The ‘Youtube Man’ who returned to Kenya on Tuesday to a kingly welcome says the birth of his now three-month old son, Jarvis Kiptoo, has not altered or hindered his preparations for the season but pushed him to aim higher.

The Commonwealth champion has improved his 2013 Personal Best throw of 85.4m in three successive meetings at Ostrava (86.88), Rome Golden Gala (87.71) and even a 91.39m milestone in Birmingham that broke three records; national record, African record, and Diamond League meeting record.

Red Carpet Return

“I am pushed by new responsibilities, I want to be the best, the desire is there and I thank God for the energy,” said Yego upon returning to the country on Tuesday to a red carpet reception led by his wife Sincy and Son Jarvis.

“It will not be a surprise to see a Kenyan winning Javelin at the World Championships, after all, who expected me to throw over 91m in Birmingham?,” he pondered.

“My main aim is being in the medal bracket.
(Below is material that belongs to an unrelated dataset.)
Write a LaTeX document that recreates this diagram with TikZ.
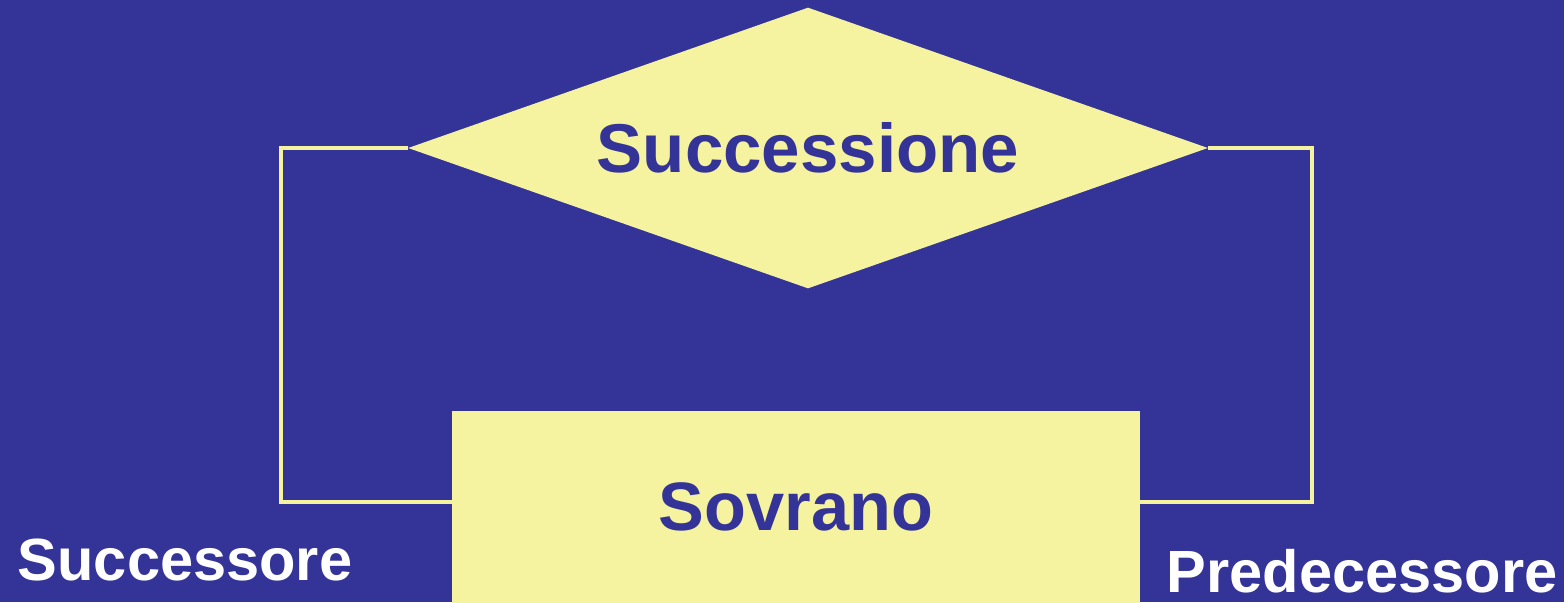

I need to go back and train on the technique I used in Rome and Birmingham and if my legs will be in good shape during the final of World Championships, I will give it a go.

“We still have a long season to go until the main competition in Beijing; of course, many people will come with the mind that Yego is the man to beat but in sport you have to be ready for anything. For me, I’m always a winner and not a loser,” he concluded.